All of us leave ecological footprints on the planet, but many are not even aware of it, or if they are, they may not know how they can lower their impact. Through the “Sustainable Habits for Sustainable Development” project, we aim to raise awareness of sustainable development and issues related to the environment, economic development and social equality both globally and locally (in Serbia).
By organizing the first ever No Impact Week in Serbia from April 18-24, 2011 we brought together a group of over 100 young people who were challenged to change their habits to act according to the principles of sustainable development by attempting to live “No Impact” or rather with no ecological footprint. The campaign was conducted using social media and networks like Facebook and Twitter and this website, where we regularly posted research, information and links, with the idea of informing people about sustainable development and environmental protection, and encouraging participants to adopt more sustainable habits.
Each day of the campaign brought with it a new challenge, and we asked participants to change their behaviors and learn more about Waste, Food, Water, Energy, Transportation, Consumption and Nature. We actively monitored their activities through daily eco-journals (online surveys) and regularly posted their impressions, experiences and comments online. After facing this seven day challenge, we asked them to identify at least one new sustainable habit that they will continue to implement in the future.
The results of this activity showed that the sustainable habit that was easiest to adopt was turning off lights in rooms that aren’t being used, while the most difficult was switching to a vegetarian diet, or at least decreasing the consumption of beef. Halfway through the week, participants started walking and cycling rather than driving or using public transportation, and they also avoided using plastic bags and buying bottled water. The feedback we received from this activity was incredibly positive, and we got a lot of people excited about the possibility of implementing a similar campaign in their local communities.
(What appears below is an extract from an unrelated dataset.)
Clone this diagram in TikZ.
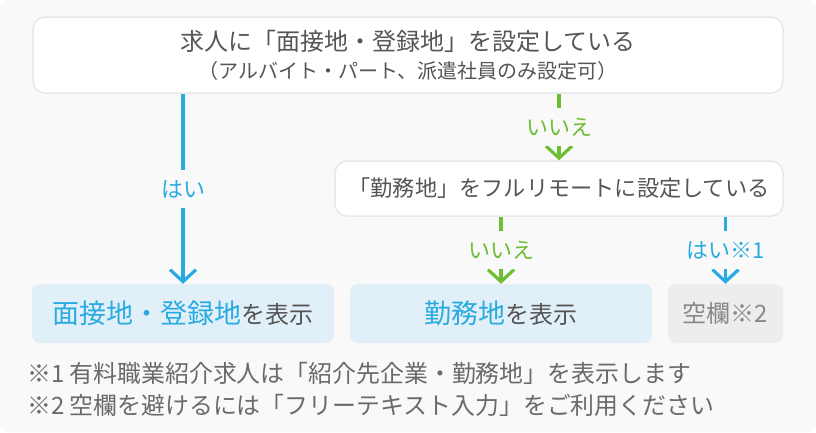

We also found that the internet is an effective way to conduct this project. As of August 2013, our website has been viewed more than 30,000 times since it went live on March 26, 2011, and our Facebook page has had more than 100,000 post views during that same time period.
The author of this project is Ana Pantelic, a doctoral candidate at the Faculty of Political Sciences of the University of Belgrade, and associated researcher at the Center for Environmental Policy and Sustainable Development (CEPOR). In early 2012, Ana moved to Bogotá, Colombia, where she has been working with Fundación Capital as a Project Coordinator, designing and testing scalable ICT-based tools for building financial capabilities at the Base of the Pyramid. She was joined in this activity by Aleksandra Sokolovic, a TV journalist for the Serbian Broadcasting Corporation (RTS), a Master’s student at the Faculty of Political Sciences in Belgrade, and an associate of CEPOR, with whom she participated in the National Democratic Institute’s „Young Leaders of Serbia“ training in 2011.